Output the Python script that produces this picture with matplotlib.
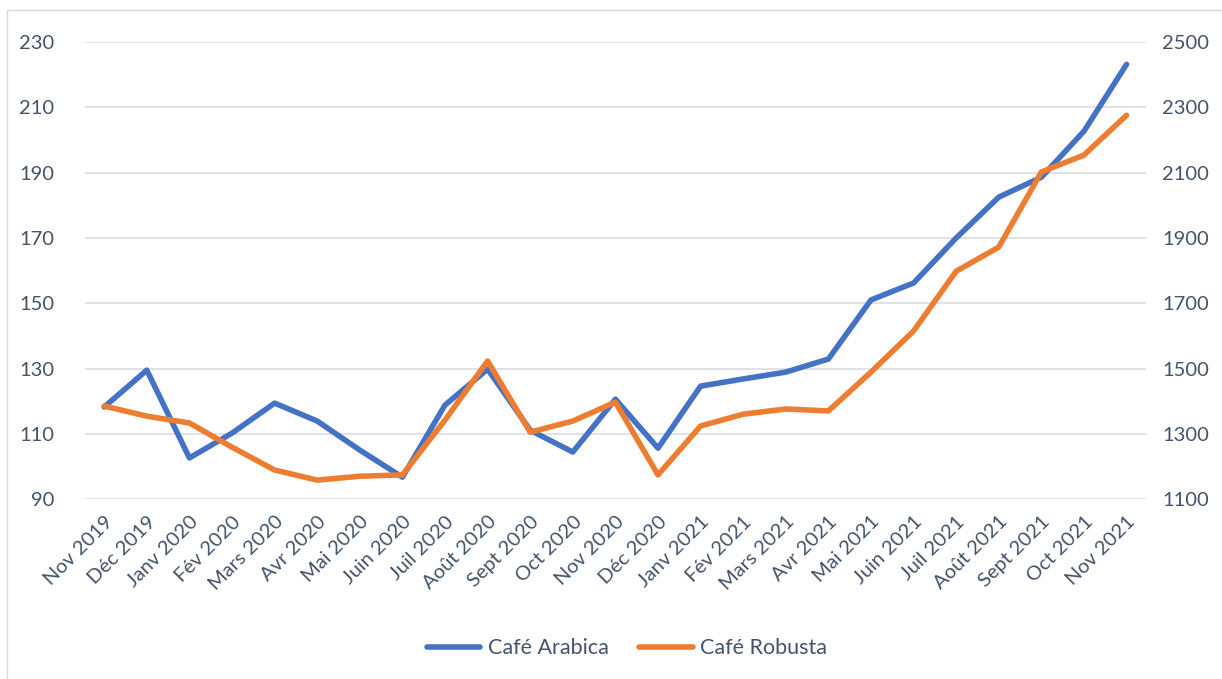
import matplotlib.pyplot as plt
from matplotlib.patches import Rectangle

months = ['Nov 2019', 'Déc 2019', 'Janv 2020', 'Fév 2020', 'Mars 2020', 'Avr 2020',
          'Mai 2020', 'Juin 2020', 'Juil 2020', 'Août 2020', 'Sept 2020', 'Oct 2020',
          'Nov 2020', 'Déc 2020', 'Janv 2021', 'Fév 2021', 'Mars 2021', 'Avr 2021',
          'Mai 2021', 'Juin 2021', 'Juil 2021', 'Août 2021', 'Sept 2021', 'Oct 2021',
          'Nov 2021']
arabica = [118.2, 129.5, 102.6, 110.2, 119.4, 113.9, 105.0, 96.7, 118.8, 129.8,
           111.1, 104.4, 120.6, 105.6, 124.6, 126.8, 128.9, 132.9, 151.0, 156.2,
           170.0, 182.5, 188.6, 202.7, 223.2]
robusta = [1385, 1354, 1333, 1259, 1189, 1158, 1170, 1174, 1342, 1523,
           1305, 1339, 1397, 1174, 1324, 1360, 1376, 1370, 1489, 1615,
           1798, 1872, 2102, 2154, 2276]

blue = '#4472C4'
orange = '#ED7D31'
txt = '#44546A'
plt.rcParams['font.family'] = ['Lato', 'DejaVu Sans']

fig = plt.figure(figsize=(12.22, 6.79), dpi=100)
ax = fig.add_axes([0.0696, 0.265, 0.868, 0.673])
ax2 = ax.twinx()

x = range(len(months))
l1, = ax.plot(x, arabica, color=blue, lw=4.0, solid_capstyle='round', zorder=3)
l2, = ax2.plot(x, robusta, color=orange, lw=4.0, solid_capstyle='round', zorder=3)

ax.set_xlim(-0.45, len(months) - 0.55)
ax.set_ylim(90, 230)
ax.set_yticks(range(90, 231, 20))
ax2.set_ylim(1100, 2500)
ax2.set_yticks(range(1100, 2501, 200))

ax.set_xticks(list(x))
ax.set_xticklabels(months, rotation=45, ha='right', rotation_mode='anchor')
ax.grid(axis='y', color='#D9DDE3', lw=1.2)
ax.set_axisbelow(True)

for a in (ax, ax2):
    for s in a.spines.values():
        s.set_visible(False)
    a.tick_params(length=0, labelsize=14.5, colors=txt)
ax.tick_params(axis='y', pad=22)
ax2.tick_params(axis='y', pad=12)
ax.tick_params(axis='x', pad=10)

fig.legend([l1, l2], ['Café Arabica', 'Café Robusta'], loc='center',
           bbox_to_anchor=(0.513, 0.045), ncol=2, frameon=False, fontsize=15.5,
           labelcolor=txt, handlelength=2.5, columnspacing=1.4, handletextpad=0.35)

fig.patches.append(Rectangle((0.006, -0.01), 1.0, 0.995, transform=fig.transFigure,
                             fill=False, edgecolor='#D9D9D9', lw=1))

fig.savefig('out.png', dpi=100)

··········

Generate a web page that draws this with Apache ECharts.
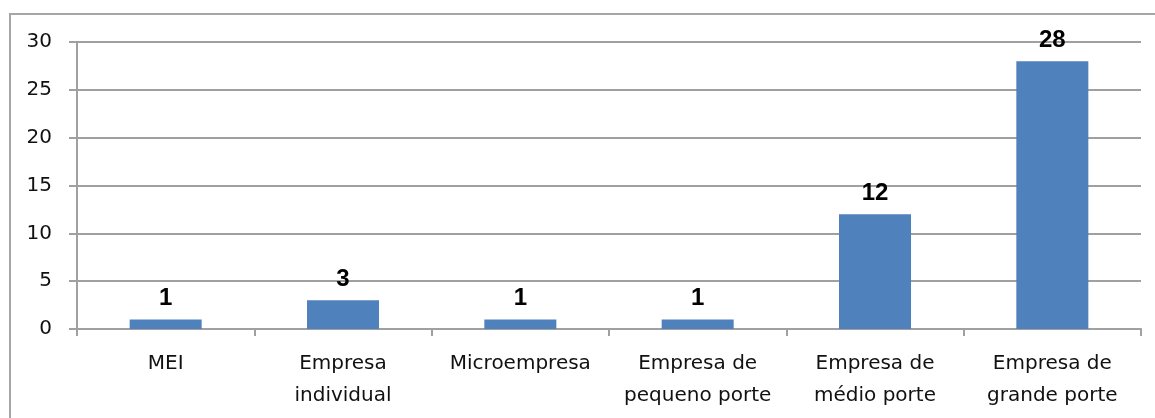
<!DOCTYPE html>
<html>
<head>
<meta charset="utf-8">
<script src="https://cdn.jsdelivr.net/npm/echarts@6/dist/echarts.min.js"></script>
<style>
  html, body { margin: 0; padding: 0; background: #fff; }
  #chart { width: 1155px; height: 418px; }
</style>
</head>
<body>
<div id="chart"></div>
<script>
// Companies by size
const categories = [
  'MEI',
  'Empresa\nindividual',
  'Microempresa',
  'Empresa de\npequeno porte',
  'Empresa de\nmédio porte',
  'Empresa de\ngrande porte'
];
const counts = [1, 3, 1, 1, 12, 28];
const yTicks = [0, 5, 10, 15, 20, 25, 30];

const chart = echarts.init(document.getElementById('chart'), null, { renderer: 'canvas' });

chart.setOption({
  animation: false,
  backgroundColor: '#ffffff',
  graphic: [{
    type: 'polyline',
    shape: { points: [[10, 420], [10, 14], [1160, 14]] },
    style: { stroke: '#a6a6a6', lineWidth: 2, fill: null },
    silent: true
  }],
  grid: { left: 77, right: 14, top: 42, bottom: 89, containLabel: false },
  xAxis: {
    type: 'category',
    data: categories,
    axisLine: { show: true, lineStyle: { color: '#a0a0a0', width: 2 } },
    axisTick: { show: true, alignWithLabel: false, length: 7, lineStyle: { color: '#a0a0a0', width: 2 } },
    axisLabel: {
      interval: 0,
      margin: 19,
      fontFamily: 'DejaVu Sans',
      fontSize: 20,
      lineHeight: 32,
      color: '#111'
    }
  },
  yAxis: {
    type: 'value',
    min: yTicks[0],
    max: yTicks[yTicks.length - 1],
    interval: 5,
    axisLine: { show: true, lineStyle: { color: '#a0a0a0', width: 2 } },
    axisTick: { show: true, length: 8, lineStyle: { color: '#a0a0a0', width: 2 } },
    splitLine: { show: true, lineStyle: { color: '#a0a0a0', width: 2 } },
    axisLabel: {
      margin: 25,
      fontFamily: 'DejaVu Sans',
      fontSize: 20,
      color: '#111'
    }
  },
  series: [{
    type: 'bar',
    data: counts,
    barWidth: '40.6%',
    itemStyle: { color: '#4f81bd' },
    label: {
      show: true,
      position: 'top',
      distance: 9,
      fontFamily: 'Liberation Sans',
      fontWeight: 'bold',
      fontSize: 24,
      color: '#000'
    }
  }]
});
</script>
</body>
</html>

··········

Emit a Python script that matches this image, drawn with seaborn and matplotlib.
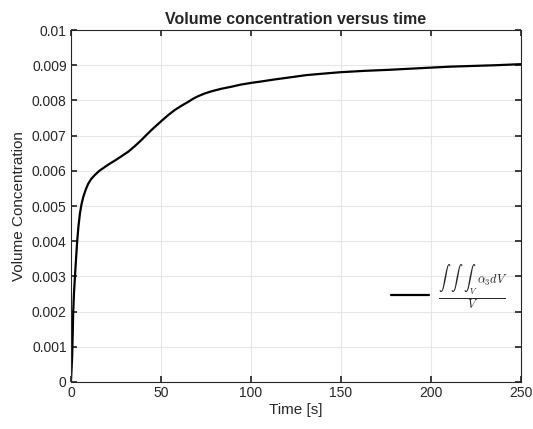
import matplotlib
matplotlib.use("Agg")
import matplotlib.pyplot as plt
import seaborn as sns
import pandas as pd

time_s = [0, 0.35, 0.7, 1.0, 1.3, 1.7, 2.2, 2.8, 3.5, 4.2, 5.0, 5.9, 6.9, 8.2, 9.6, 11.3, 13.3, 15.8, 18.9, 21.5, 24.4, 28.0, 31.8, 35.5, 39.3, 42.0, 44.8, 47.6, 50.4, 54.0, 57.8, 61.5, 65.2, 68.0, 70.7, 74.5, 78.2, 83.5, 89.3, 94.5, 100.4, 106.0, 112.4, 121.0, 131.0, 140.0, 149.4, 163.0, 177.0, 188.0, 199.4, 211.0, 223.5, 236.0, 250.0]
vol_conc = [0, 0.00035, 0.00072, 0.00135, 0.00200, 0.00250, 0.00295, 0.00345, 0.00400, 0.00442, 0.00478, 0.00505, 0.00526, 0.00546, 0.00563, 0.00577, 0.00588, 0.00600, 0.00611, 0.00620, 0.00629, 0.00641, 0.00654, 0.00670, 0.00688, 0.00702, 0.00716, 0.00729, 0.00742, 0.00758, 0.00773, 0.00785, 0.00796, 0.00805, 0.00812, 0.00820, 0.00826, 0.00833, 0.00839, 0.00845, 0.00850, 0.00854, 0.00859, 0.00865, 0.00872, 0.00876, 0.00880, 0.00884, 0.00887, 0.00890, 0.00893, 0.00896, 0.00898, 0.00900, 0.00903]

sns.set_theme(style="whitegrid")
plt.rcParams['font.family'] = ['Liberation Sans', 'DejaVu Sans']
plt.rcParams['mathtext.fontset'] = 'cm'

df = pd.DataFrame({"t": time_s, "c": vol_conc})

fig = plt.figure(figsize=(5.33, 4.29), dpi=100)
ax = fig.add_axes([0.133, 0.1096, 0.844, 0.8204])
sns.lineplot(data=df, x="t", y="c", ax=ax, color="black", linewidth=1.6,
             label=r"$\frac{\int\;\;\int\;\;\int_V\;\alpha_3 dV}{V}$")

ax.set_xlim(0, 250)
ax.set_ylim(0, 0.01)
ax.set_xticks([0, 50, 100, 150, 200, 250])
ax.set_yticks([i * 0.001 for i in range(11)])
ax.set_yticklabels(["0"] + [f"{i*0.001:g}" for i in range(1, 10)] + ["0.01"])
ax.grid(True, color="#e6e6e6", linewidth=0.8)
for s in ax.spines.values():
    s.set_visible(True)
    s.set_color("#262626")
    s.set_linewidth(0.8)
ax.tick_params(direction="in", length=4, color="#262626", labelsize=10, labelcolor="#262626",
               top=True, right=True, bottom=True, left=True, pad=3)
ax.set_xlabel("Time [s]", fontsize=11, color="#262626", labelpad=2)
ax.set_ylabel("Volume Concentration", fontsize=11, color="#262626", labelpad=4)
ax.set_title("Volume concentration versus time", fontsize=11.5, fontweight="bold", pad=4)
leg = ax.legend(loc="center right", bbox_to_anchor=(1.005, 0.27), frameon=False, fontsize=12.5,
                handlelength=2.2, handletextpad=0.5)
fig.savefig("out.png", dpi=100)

··········

## [WHAT YOU NEED TO DO]
Copy exactly the material above from the line with "Output the Python" to the line with "from matplotlib.patches import Rectangle", ends included, and nothing else. Leave out any picture.

## [SOLVED PROBLEM]
Output the Python script that produces this picture with matplotlib.
import matplotlib.pyplot as plt
from matplotlib.patches import Rectangle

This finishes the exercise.